Ein lesenswerter Leitartikel in der FAZ: Patrick Bahners schreibt über die "Freiheit eines Christenmenschen", konkret die des Bischofs von Rom:
Heute wird der Papst wieder als Gefangener des Vatikans beschrieben - nun aber als Geisel des eigenen Apparats, gekettet an eine Institution, die die Zeichen der Zeit verkennt. Schon zu Lebzeiten Johannes Pauls II. schilderten Solidaritätsadressen aus dem Schatzkästlein der Absolutismuskritik den Mann guten Willens, dessen Vertrauen in finsterer Absicht mißbraucht wird. Beklagt wird die Isolation, in die sich die Kirche durch rigorose Moralpredigten manövriert habe - als sollten sich die Geister nicht scheiden und wäre nicht jedermann mit seinem Gewissen allein.

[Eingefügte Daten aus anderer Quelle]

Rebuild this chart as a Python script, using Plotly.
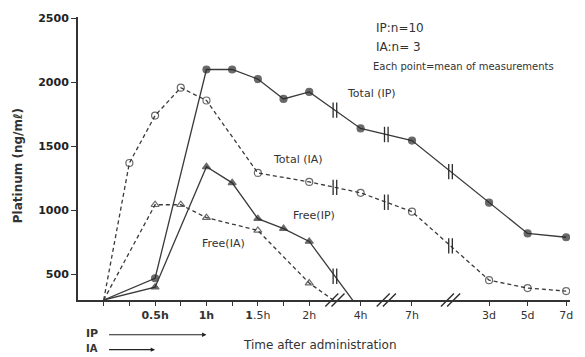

Ein verwandtes Trugbild ist die Weltfremdheit der römischen Zentrale - die Ausflucht lokaler Funktionäre, die ihre Usancen nicht auf dem Prüfstand sehen wollen. Der Visitator der Weltkirche mußte Anstoß erregen: als der Unbefangene des Vatikans. Johannes Paul II. wollte nicht einfach hinnehmen, daß in der Bundesrepublik Deutschland die Abtreibung eine sozialstaatliche Leistung ist und die Kirche nur durch Mitwirkung am Scheinestempeln Schlimmeres verhüten könne. Anders hätte er womöglich gedacht, wäre Pius IX. 1870 aus Rom geflohen und hätte das Papsttum wie im Mittelalter bei den deutschen Kaisern Schutz suchen müssen.
Wozu hätte die Kirche ihre Freiheit vom Staat erkämpfen sollen, wenn sie das Geschlechtsleben und das Geschlechterverhältnis nicht anders ansehen dürfte als andere Institutionen? Die Ausreden des allgewaltigen Konformismus stehen dem Papst nicht zu Gebote. Ihn bindet weder Landessitte noch Zeitgeist. Der römische Weltbürger ist ein freier Herr und niemandem untertan, als freier Christenmensch ein Beispiel für alle anderen.